More than 28% of people diagnosed with COVID-19 in the United States are Hispanic, according to the Centers for Disease Control and Prevention (CDC). Despite that percentage and the fact that Latinx are the largest racial marginalized group in the United States, the effect of COVID-19 on this community has not been widely addressed, said Aletha Maybank, MD, MPH, chief health equity officer and group vice president of the AMA.
Four Latinx physicians joined Dr. Maybank on Thursday, May 14, to address how the pandemic is affecting their community in “Prioritizing Equity: COVID-19 and Latinx Voices in the Field,” a part of the AMA’s YouTube health equity series. The panelists identified a variety of disconnects in communication that are likely causes for the large number of positive COVID-19 cases among Latinx patients.
“The messaging is not culturally sensitive to our community,” said Joaquin J. Estrada, MD, who serves as the surgical director of the Digestive Health Institute at Advocate Illinois Masonic Medical Center in Chicago. “The trusted guides that normally would be helping to articulate this message aren’t immediately available.”
Dr. Estrada, who is also vice president of the Medical Organization for Latino Advancement (MOLA), said many Latinx people are not able to access information from the local newspapers or church gatherings they previously got news from. He also acknowledged that many do not have the luxury of working from home and serve as essential workers, and that fact has led to confusion and reservations related to ongoing stay-at-home orders across the country.
The AMA and the Centers for Disease Control and Prevention are closely monitoring the COVID-19 pandemic. Learn more at the AMA COVID-19 resource center. Also check out the AMA’s physician guide to COVID-19 and get guidance from the AMA on reopening amid COVID-19.
How to create support
Erika Flores Uribe, MD, MPH, said she understands the above reservations on a personal and professional level as an emergency physician. Her parents are monolingual Spanish speakers who work as custodians and are faced with limitations to practice public health recommendations as part of the essential workforce, as do many of Dr. Flores Uribe’s patients.

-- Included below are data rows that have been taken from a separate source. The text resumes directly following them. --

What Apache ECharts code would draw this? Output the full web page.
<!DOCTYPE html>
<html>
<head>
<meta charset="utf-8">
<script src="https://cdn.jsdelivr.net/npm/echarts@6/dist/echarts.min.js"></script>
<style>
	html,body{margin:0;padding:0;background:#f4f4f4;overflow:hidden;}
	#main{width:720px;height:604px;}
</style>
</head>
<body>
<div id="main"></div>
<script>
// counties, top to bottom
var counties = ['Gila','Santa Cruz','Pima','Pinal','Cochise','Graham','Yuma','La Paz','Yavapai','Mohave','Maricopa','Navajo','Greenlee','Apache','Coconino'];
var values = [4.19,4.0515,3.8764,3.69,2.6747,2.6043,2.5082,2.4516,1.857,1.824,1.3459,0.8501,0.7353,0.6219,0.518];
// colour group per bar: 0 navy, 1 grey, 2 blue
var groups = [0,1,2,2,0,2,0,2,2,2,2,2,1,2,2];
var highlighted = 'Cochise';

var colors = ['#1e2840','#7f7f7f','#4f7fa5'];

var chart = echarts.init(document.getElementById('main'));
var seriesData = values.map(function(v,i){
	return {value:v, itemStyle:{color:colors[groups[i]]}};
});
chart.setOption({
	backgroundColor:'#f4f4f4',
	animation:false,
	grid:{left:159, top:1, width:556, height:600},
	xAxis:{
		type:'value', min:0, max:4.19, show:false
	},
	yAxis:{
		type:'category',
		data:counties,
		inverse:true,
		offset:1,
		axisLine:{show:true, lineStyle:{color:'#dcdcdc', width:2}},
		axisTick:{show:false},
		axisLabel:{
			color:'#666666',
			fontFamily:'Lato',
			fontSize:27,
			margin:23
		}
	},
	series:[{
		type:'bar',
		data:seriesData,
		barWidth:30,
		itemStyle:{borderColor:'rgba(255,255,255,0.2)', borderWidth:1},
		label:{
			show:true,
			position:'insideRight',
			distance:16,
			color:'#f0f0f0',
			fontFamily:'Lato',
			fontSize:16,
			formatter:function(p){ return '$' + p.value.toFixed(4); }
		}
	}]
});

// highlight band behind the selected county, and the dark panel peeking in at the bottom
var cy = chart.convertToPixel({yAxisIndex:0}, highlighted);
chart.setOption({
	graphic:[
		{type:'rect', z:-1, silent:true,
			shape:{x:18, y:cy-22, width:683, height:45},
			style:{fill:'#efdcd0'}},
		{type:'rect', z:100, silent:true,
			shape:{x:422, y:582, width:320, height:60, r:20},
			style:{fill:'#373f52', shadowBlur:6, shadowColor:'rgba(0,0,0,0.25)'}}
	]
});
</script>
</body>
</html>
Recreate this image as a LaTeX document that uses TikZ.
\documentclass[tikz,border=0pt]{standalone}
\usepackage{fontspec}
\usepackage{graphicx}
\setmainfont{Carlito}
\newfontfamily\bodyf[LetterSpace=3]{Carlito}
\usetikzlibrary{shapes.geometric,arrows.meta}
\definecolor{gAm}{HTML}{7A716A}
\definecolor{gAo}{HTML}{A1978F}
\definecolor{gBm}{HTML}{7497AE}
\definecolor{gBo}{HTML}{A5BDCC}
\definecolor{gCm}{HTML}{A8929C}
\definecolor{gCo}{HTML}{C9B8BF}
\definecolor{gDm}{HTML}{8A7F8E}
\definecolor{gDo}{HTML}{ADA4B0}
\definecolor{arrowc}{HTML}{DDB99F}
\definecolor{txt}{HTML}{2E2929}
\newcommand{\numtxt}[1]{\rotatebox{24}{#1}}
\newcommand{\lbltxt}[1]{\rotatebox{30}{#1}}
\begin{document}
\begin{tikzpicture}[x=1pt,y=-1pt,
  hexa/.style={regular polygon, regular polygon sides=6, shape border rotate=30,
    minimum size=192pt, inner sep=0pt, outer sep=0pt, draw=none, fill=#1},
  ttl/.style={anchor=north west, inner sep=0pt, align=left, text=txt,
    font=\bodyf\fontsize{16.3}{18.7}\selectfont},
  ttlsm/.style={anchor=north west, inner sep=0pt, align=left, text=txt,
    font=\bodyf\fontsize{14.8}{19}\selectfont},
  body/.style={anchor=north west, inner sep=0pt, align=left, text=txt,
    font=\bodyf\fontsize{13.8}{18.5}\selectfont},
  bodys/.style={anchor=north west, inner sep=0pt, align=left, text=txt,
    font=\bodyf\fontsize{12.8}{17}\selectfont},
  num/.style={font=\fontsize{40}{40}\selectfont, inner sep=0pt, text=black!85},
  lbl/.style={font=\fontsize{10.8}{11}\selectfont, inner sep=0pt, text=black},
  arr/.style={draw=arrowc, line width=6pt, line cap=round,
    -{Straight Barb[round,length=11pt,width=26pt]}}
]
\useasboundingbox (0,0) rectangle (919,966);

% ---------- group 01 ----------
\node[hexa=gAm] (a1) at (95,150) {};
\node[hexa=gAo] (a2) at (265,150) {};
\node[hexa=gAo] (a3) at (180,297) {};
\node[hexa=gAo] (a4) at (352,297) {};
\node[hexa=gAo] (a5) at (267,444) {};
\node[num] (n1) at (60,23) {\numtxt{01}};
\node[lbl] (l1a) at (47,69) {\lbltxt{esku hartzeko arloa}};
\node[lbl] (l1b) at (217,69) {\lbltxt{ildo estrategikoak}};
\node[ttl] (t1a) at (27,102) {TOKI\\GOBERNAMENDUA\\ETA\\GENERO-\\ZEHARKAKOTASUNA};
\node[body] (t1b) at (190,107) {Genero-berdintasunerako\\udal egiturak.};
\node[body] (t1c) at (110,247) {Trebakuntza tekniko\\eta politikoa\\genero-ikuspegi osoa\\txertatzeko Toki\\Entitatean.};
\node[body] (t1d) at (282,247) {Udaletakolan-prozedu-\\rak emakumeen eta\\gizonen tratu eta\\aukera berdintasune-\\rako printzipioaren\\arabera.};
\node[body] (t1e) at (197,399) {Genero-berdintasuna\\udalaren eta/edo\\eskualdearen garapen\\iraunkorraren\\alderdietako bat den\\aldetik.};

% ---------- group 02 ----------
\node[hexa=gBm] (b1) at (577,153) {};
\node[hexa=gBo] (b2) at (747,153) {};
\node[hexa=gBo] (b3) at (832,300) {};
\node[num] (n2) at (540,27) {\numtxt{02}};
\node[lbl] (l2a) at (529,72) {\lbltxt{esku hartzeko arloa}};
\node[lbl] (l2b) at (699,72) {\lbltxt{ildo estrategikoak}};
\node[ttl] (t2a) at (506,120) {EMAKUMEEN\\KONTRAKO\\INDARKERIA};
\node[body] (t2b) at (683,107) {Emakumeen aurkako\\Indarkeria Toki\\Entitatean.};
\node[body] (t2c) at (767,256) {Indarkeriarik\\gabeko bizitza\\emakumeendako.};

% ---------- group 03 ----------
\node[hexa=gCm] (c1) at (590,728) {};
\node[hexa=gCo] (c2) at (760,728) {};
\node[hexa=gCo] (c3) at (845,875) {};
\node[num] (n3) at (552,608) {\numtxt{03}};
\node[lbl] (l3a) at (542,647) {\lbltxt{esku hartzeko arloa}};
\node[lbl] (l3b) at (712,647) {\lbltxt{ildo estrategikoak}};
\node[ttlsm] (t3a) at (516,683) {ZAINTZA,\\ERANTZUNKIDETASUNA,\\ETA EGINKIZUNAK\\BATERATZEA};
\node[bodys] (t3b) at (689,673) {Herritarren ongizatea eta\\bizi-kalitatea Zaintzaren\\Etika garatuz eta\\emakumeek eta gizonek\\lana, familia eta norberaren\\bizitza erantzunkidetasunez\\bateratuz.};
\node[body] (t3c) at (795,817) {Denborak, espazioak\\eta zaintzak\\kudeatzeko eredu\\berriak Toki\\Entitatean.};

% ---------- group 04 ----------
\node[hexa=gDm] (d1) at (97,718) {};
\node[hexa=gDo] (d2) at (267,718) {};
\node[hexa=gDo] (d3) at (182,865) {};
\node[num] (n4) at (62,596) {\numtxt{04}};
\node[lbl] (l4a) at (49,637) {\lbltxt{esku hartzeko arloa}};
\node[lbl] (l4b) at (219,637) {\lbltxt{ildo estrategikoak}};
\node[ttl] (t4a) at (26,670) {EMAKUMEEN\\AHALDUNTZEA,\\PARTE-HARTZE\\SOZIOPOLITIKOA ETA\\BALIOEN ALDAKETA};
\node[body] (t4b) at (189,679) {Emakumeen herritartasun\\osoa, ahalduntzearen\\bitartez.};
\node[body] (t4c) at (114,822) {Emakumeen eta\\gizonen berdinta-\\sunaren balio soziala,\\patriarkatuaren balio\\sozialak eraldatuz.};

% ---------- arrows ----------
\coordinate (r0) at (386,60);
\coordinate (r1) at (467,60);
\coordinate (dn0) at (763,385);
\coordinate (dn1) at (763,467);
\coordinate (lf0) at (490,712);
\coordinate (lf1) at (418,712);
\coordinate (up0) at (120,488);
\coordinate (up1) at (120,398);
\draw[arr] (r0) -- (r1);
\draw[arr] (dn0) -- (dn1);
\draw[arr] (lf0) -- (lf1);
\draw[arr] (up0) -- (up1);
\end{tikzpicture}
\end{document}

“My family is confronted with a lot of those challenges and confronted with the messaging around social distancing and living in multigenerational homes,” she said. “We’re also very family centric, so most of our support comes from being able to gather in what I would say is a small gathering, but it would be greater than 10 people and against our public health recommendations.” As a family, they have talked through how to support one another while maintaining physical distancing.
As director of language access and inclusion for the Los Angeles County Department of Health Services , Dr. Flores Uribe highlights her organization’s focus on “cultural-linguistic appropriateness of the communication that is public-facing,” including translating key materials into other target languages. She also shared approaches to integrating the community voice for more effective communication campaigns.

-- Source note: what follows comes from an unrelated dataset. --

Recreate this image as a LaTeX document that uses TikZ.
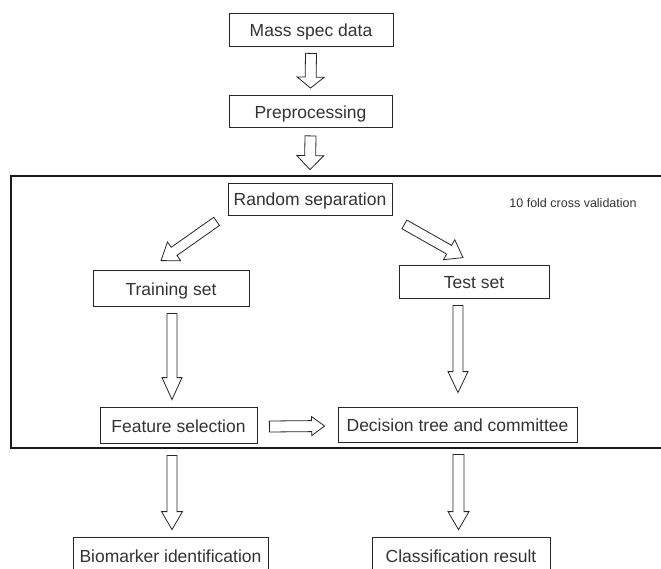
\documentclass[tikz,border=0pt]{standalone}
\usepackage{fontspec}
\setmainfont{Liberation Sans}
\usetikzlibrary{calc}
\newcommand\blkarrow[5]{%
  \coordinate (bah) at ($(#2)!#5!(#1)$);
  \draw[blk] ($(#1)!#3!90:(#2)$) -- ($(bah)!#3!90:(#2)$) -- ($(bah)!#4!90:(#2)$) -- (#2)
    -- ($(bah)!#4!-90:(#2)$) -- ($(bah)!#3!-90:(#2)$) -- ($(#1)!#3!-90:(#2)$) -- cycle;
}
\begin{document}
\begin{tikzpicture}[x=1pt,y=-1pt,
  box/.style={draw=black!85, line width=0.8pt, fill=white, inner sep=0pt,
    text=black!80, text height=16pt, text depth=2pt,
    font=\fontsize{17.5}{20}\selectfont},
  blk/.style={draw=black!85, line width=0.8pt, fill=white, line join=miter},
  frame/.style={draw=black!90, line width=1.1pt},
  note/.style={font=\fontsize{12.5}{15}\selectfont, text=black!80, inner sep=0pt}]
\useasboundingbox (0,0) rectangle (661,569);
\fill[white] (0,0) rectangle (661,569);
\clip (0,0) rectangle (661,569);
% outer frame
\draw[frame] (11,176) rectangle (668,448);
% nodes
\node[box, minimum width=164pt, minimum height=33pt] (ms) at (311,29.5) {Mass spec data};
\node[box, minimum width=163pt, minimum height=32pt] (pre) at (310.5,111.5) {Preprocessing};
\node[box, minimum width=164pt, minimum height=32pt] (rs) at (310,199) {Random separation};
\node[note] (cv) at (573,203) {10 fold cross validation};
\node[box, minimum width=156pt, minimum height=36pt] (tr) at (171,288) {Training set};
\node[box, minimum width=150pt, minimum height=33pt] (ts) at (474,281.5) {Test set};
\node[box, minimum width=157pt, minimum height=36pt] (fs) at (178.5,425) {Feature selection};
\node[box, minimum width=239pt, minimum height=35pt] (dt) at (457.5,424.5) {Decision tree and committee};
\node[box, minimum width=195pt, minimum height=36pt] (bi) at (170.5,555) {Biomarker identification};
\node[box, minimum width=178pt, minimum height=36pt] (cr) at (461,555) {Classification result};
% connector end points
\coordinate (a1s) at ($(ms.south)+(0,7)$);
\coordinate (a1e) at ($(pre.north)+(0,-7)$);
\coordinate (a2s) at ($(pre.south)+(0,8)$);
\coordinate (a2e) at ($(rs.north)+(0,-13)$);
\coordinate (a3s) at ($(rs.south west)+(-11,6)$);
\coordinate (a3e) at ($(tr.north)+(-10,-9)$);
\coordinate (a4s) at ($(rs.south east)+(12,9)$);
\coordinate (a4e) at ($(ts.north)+(-11,-7)$);
\coordinate (a5s) at ($(tr.south)+(1,7)$);
\coordinate (a5e) at ($(tr.south |- fs.north)+(1,-7)$);
\coordinate (a6s) at ($(dt.north |- ts.south)+(0.5,7)$);
\coordinate (a6e) at ($(dt.north)+(0.5,-14)$);
\coordinate (a7s) at ($(fs.east)+(12,1.5)$);
\coordinate (a7e) at ($(dt.west)+(-13,1.5)$);
\coordinate (a8s) at ($(bi.north |- fs.south)+(1.5,12)$);
\coordinate (a8e) at ($(bi.north)+(1.5,-7)$);
\coordinate (a9s) at ($(dt.south)+(1,12)$);
\coordinate (a9e) at ($(dt.south |- cr.north)+(1,-7)$);
% block arrows
\blkarrow{a1s}{a1e}{5.5pt}{13.5pt}{11pt}
\blkarrow{a2s}{a2e}{5.5pt}{13.5pt}{14pt}
\blkarrow{a3s}{a3e}{5pt}{11.5pt}{16pt}
\blkarrow{a4s}{a4e}{5pt}{11.5pt}{16pt}
\blkarrow{a5s}{a5e}{5pt}{10pt}{22pt}
\blkarrow{a6s}{a6e}{5pt}{10pt}{21pt}
\blkarrow{a7s}{a7e}{5.5pt}{9.5pt}{13pt}
\blkarrow{a8s}{a8e}{5pt}{10.5pt}{18pt}
\blkarrow{a9s}{a9e}{5.5pt}{10.5pt}{18pt}
\end{tikzpicture}
\end{document}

“We serve a very large immigrant population,” she said, “at times, written material is not the most effective communication tool.” Dr. Flores Uribe shares that “working with our patient-family advisory councils” as well as “our Emergency Operations Joint Information Center in order to co-design some of our interventions” has been effective in understanding what communication platforms are reaching patients to better frame public health messages in plain language from a cultural and linguistic lens.
The AMA is compiling an ongoing list of health equity resources related to COVID-19.
Tales from the front lines
Ricardo Correa, MD, is the director of the endocrinology, diabetes and metabolism fellowship and the director of diversity for graduate medical education at the University of Arizona College of Medicine in Phoenix. He also serves as the medical director for Phoenix Allies for Community Health, a nonprofit volunteer-run clinic geared toward those who are medically marginalized in the Phoenix area. Ninety-nine percent of the clinic’s patients are undocumented immigrants.
“This population has no insurance—we’re the safe place for them,” said Dr. Correa, an AMA member. “We have been trying to provide as much as we can to this population. … We didn’t have resources to test our population, and there were some events where we were sending patients that require testing to centers that are approved for testing, and ICE [U.S. Immigration and Customs Enforcement] was outside.
“The community was very afraid,” Dr. Correa added.
The clinic began providing its own COVID-19 testing in mid-May. It also continues to produce educational materials to help inform about best practices related to COVID-19.
For Luis Seija, MD, a resident at Icahn School of Medicine at Mount Sinai in New York City, caring for patients with COVID-19 has been “an experience and a journey.” The pandemic has highlighted social determinants of health—particularly as it relates to who is admitted to the hospital—and led to the most difficult discharges he’s encountered.
“A lot of patients are coming into contact with the health care system for the first time,” he said. Some of these patients have newly diagnosed illnesses such as diabetes, or they could be undocumented, or they may not be able to easily conduct a telehealth follow-up appointment—or all of the above—and these obstacles make the discharge particularly challenging for physicians and for patients.
“It’s not enough to hand someone their discharge paperwork and have the instructions about quarantining in Spanish and hope they understand it,” said Dr. Seija, also an AMA member. “There are a lot of ways that we have to rethink our discharge planning. [We] have to be up front and have a lot of honest conversations not only with the patient, but also with our consultants, the primary team and social workers [about] what is realistic for someone.”